John Rupert | Honolulu
FURLOUGHS
CUTTING LIBRARY HOURS HURTS USERS
I am at one of Manoa Library's computers and conveying my utterly abysmal feeling on Hawai'i's furlough situation.
I stopped by the reference desk and asked how a three-day furlough situation would affect the libraries here in Hawai'i. The answer was: "Still to be determined," and "check with your legislator."
I feel that if library hours were cut three days each month, it would be an abysmal, terrible situation for library users like me.
I hope and pray that through arbitration/mediation and meeting halfway, a suitable compromise will be reached and we won't have three-day furloughs in place here during this recessionary 2009 year in beautiful, wonderful Hawai'i, so as many library hours can be saved for the library users like me, especially the children/students here.
Frankie Kam | Honolulu
MORE TIME SHOULD BE SPENT NEGOTIATING
Whatever happened to bargaining in good faith?
Our governor has shown no respect in her dealings with government workers and sets a very poor example for employer/employee relations in her single-solution plan to solve the state's financial situation.

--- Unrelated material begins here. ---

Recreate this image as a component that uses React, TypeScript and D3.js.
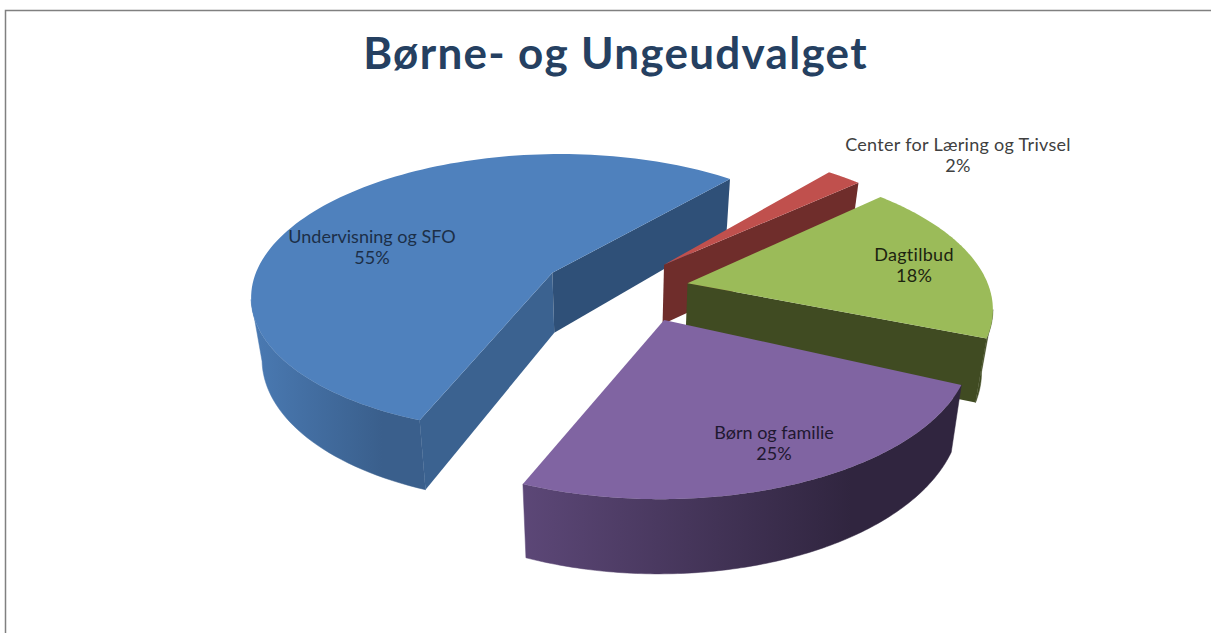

Her attitude toward her employees and subsequent spin is insulting at the least.
I am sure that by now she certainly would have realized some union concessions had she been transparent and fair in her political and media posturing at the onset, and come up with a more far-sighted and comprehensive plan.

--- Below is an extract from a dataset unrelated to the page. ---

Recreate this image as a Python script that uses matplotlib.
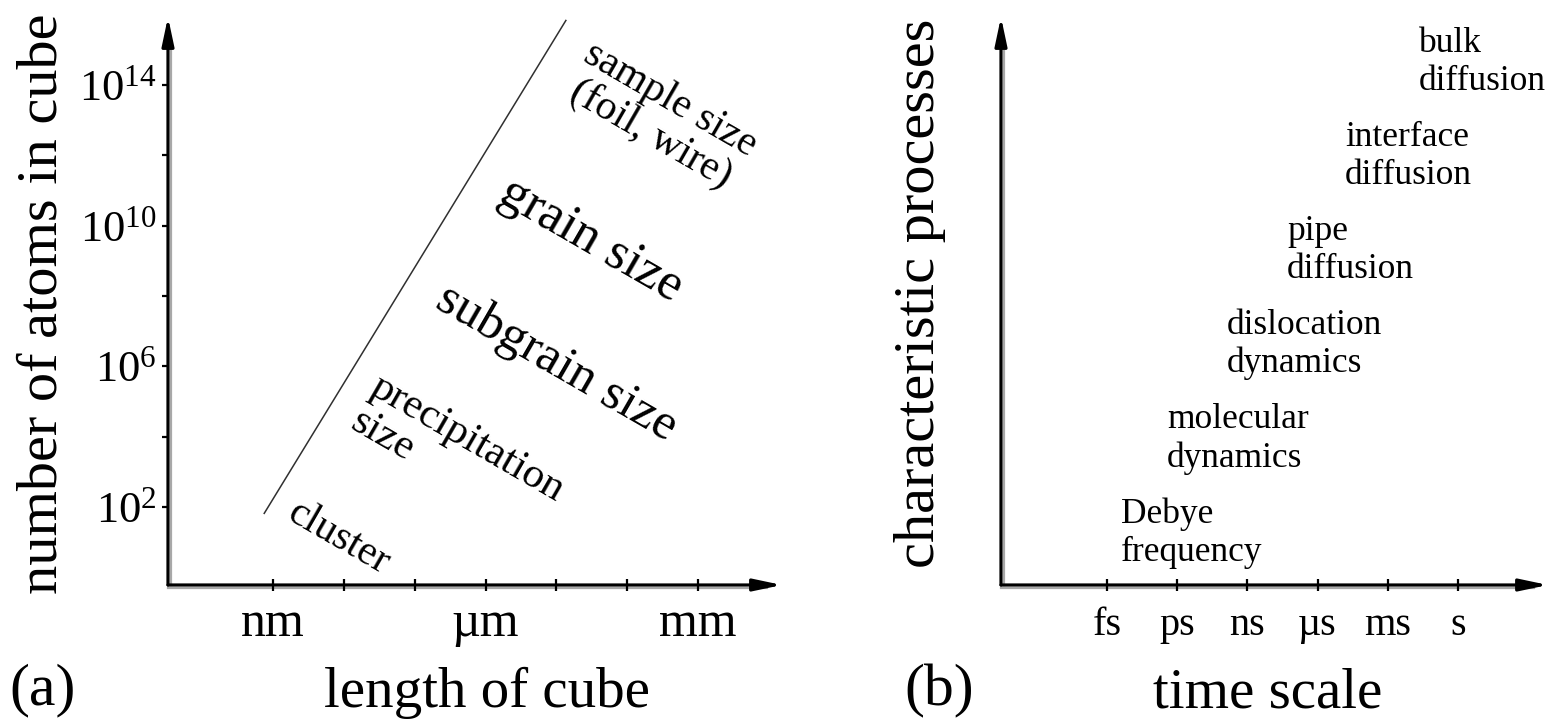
import matplotlib
matplotlib.use("Agg")
import matplotlib.pyplot as plt
from matplotlib.ticker import FixedLocator, FixedFormatter, NullFormatter, NullLocator
from matplotlib.transforms import offset_copy

SERIF = ["Liberation Serif", "DejaVu Serif"]
plt.rcParams["font.family"] = SERIF
plt.rcParams["mathtext.fontset"] = "custom"
plt.rcParams["mathtext.rm"] = "Liberation Serif"
plt.rcParams["mathtext.it"] = "Liberation Serif:italic"

# ---------------- panel (a): length of cube vs number of atoms ----------------
length_major = [1e-9, 1e-6, 1e-3]
length_major_labels = ["nm", "\u00b5m", "mm"]
length_minor = [1e-8, 1e-7, 1e-5, 1e-4]
atoms_major = [1e2, 1e6, 1e10, 1e14]
atoms_major_labels = [r"$10^{2}$", r"$10^{6}$", r"$10^{10}$", r"$10^{14}$"]
atoms_minor = [1e4, 1e8, 1e12]

# straight line N ~ L^3 (log-log)
cube_line_length = [10 ** -9.13, 10 ** -4.86]
cube_line_atoms = [10 ** 1.80, 10 ** 15.85]

regime_names = ["cluster", "precipitation\nsize", "subgrain size",
                "grain size", "sample size\n(foil, wire)"]
regime_length = [10 ** -8.08, 10 ** -6.40, 10 ** -5.00, 10 ** -4.51, 10 ** -3.53]
regime_atoms = [10 ** 1.12, 10 ** 3.45, 10 ** 6.09, 10 ** 9.59, 10 ** 13.09]

# ---------------- panel (b): time scale of characteristic processes ----------------
time_ticks = [1e-15, 1e-12, 1e-9, 1e-6, 1e-3, 1.0]
time_labels = ["fs", "ps", "ns", "\u00b5s", "ms", "s"]
process_names = ["Debye\nfrequency", "molecular\ndynamics", "dislocation\ndynamics",
                 "pipe\ndiffusion", "interface\ndiffusion", "bulk\ndiffusion"]
process_time = [10 ** -14.40, 10 ** -12.44, 10 ** -9.87, 10 ** -7.31, 10 ** -4.83, 10 ** -1.67]
process_level = [0, 1, 2, 3, 4, 5]

W, H = 1552, 724
fig = plt.figure(figsize=(W / 100, H / 100), dpi=100)
fig.patch.set_facecolor("white")


def px_axes(x0, x1, y_bottom, y_top):
    return fig.add_axes([x0 / W, (H - y_bottom) / H, (x1 - x0) / W, (y_bottom - y_top) / H])


def arrow_axes(ax, color="black"):
    for s in ax.spines.values():
        s.set_visible(False)
    ax.set_facecolor("none")
    # soft grey edge running alongside each axis line
    shadow_x = offset_copy(ax.transAxes, fig=fig, x=0, y=-2.5, units="dots")
    shadow_y = offset_copy(ax.transAxes, fig=fig, x=2.5, y=0, units="dots")
    ax.plot([0, 0.975], [0, 0], transform=shadow_x, color="#a8a8a8", lw=1.6,
            clip_on=False, zorder=1)
    ax.plot([0, 0], [0, 0.96], transform=shadow_y, color="#a8a8a8", lw=1.6,
            clip_on=False, zorder=1)
    for end in [(1, 0), (0, 1)]:
        ax.annotate("", xy=end, xytext=(0, 0), xycoords="axes fraction",
                    arrowprops=dict(arrowstyle="-|>,head_length=0.85,head_width=0.18",
                                    lw=2.3, color=color, shrinkA=0, shrinkB=0,
                                    mutation_scale=20),
                    annotation_clip=False, zorder=2)


# ---------------- draw panel (a) ----------------
ax_a = px_axes(168, 782, 585, 17)
ax_a.set_xscale("log")
ax_a.set_yscale("log")
ax_a.set_xlim(10 ** -10.483, 10 ** -1.814)
ax_a.set_ylim(10 ** -0.218, 10 ** 15.93)
arrow_axes(ax_a)

ax_a.xaxis.set_major_locator(FixedLocator(length_major))
ax_a.xaxis.set_major_formatter(FixedFormatter(length_major_labels))
ax_a.xaxis.set_minor_locator(FixedLocator(length_minor))
ax_a.xaxis.set_minor_formatter(NullFormatter())
ax_a.yaxis.set_major_locator(FixedLocator(atoms_major))
ax_a.yaxis.set_major_formatter(FixedFormatter(atoms_major_labels))
ax_a.yaxis.set_minor_locator(FixedLocator(atoms_minor))
ax_a.yaxis.set_minor_formatter(NullFormatter())

ax_a.tick_params(axis="x", which="both", direction="inout", length=8, width=1.6,
                 color="black")
ax_a.tick_params(axis="x", which="major", labelsize=36, pad=7.5)
ax_a.tick_params(axis="y", which="both", direction="out", length=4, width=1.6,
                 color="black")
ax_a.tick_params(axis="y", which="major", labelsize=32, pad=4)

ax_a.plot(cube_line_length, cube_line_atoms, color="#303030", lw=1.1,
          solid_capstyle="butt")

regime_style = {
    "cluster": dict(size=30, ma="left"),
    "precipitation\nsize": dict(size=31, ma="left"),
    "subgrain size": dict(size=37, ma="center"),
    "grain size": dict(size=38, ma="center"),
    "sample size\n(foil, wire)": dict(size=30, ma="center"),
}
for name, lx, ny in zip(regime_names, regime_length, regime_atoms):
    st = regime_style[name]
    ax_a.text(lx, ny, name, rotation=-30, ha="center", va="center",
              multialignment=st["ma"], fontsize=st["size"], linespacing=1.05)

ax_a.set_xlabel("length of cube", fontsize=41, va="baseline", ha="center",
                family=SERIF)
ax_a.xaxis.set_label_coords(0.5195, -0.2148)
ax_a.set_ylabel("number of atoms in cube", fontsize=42, family=SERIF)
ax_a.yaxis.label.set_rotation_mode("default")
ax_a.yaxis.label.set_va("center")
ax_a.yaxis.label.set_ha("center")
ax_a.yaxis.set_label_coords(-0.205, 0.4947)

# ---------------- draw panel (b) ----------------
ax_b = px_axes(1001, 1548, 585, 17)
ax_b.set_xscale("log")
ax_b.set_xlim(10 ** -19.53, 10 ** 3.85)
ax_b.set_ylim(-0.552, 5.478)
arrow_axes(ax_b)

ax_b.xaxis.set_major_locator(FixedLocator(time_ticks))
ax_b.xaxis.set_major_formatter(FixedFormatter(time_labels))
ax_b.xaxis.set_minor_locator(NullLocator())
ax_b.yaxis.set_major_locator(NullLocator())
ax_b.yaxis.set_minor_locator(NullLocator())
ax_b.tick_params(axis="x", which="major", direction="inout", length=8, width=1.6,
                 color="black", labelsize=29, pad=12)

for name, t, lvl in zip(process_names, process_time, process_level):
    ax_b.text(t, lvl, name, ha="left", va="center", fontsize=25.5, linespacing=1.2)

ax_b.set_xlabel("time scale", fontsize=41, va="baseline", ha="center", family=SERIF)
ax_b.xaxis.set_label_coords(0.487, -0.2165)
ax_b.set_ylabel("characteristic processes", fontsize=42, family=SERIF)
ax_b.yaxis.label.set_rotation_mode("default")
ax_b.yaxis.label.set_va("center")
ax_b.yaxis.label.set_ha("center")
ax_b.yaxis.set_label_coords(-0.148, 0.514)

# panel letters
fig.text(43 / W, 1 - 690 / H, "(a)", fontsize=43, ha="center", va="center")
fig.text(939 / W, 1 - 691 / H, "(b)", fontsize=43, ha="center", va="center")

fig.savefig("out.png", dpi=100, facecolor="white")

Her actions were a poor excuse for a Hail Mary; more time at the bargaining table and less time in front of the cameras would have us all in a much better place right now.
MJ Culvyhouse | Kane'ohe
TAXES
EXCISE TAX DIFFERS FROM SALES TAX
Natalia Lugani (Letters, June 24) compares "our tax" to California's (and other states') sales tax and reasons that "raising the excise tax by 1 or 2 percent seems justified." Comparing an excise tax to a sales tax is like comparing apples to oranges. By its very nature, an excise tax is already higher in tax burden than its equivalent sales tax.
It is this convoluted thinking that makes it so easy for politicians to raise taxes.
And by the way, "our tax" on O'ahu is 4.5 versus 4 percent to pay for the rail system (and since it is an excise tax, is the equivalent of probably 7 or 8 percent sales tax).
R.D. Greenamyer | Mililani
LEEWARD BEACHES
PASSION FOR BEING GREEN SIMPLY NOT EVIDENT
I spent most of the day on Thursday and early Friday trying to reach my representatives and find out their position on the "cap and trade" bill that was to be voted on Friday.
While many calls were made, neither representative's office could give an answer, saying Abercrombie and Hirono were still formulating their opinion. Really? No one in their respective offices could give a figure, either, as to how much it would cost us here in the Islands.
I must say it came as no surprise that they voted lock-step in the affirmative.
What truly bothers me is the hypocrisy of their so-called cry for the environment, yet every day I pass by tent cities where there are no sanitation facilities, rubbish piled everywhere blowing all around, and vehicles in various stages of repair with oil all over the ground. Where is the outrage from the environmentalists on that blight? Can those beaches be used and enjoyed by the public? No. It is disingenuous to cry green on one hand while turning a blind eye to the mess that has become our beaches on the Leeward Coast.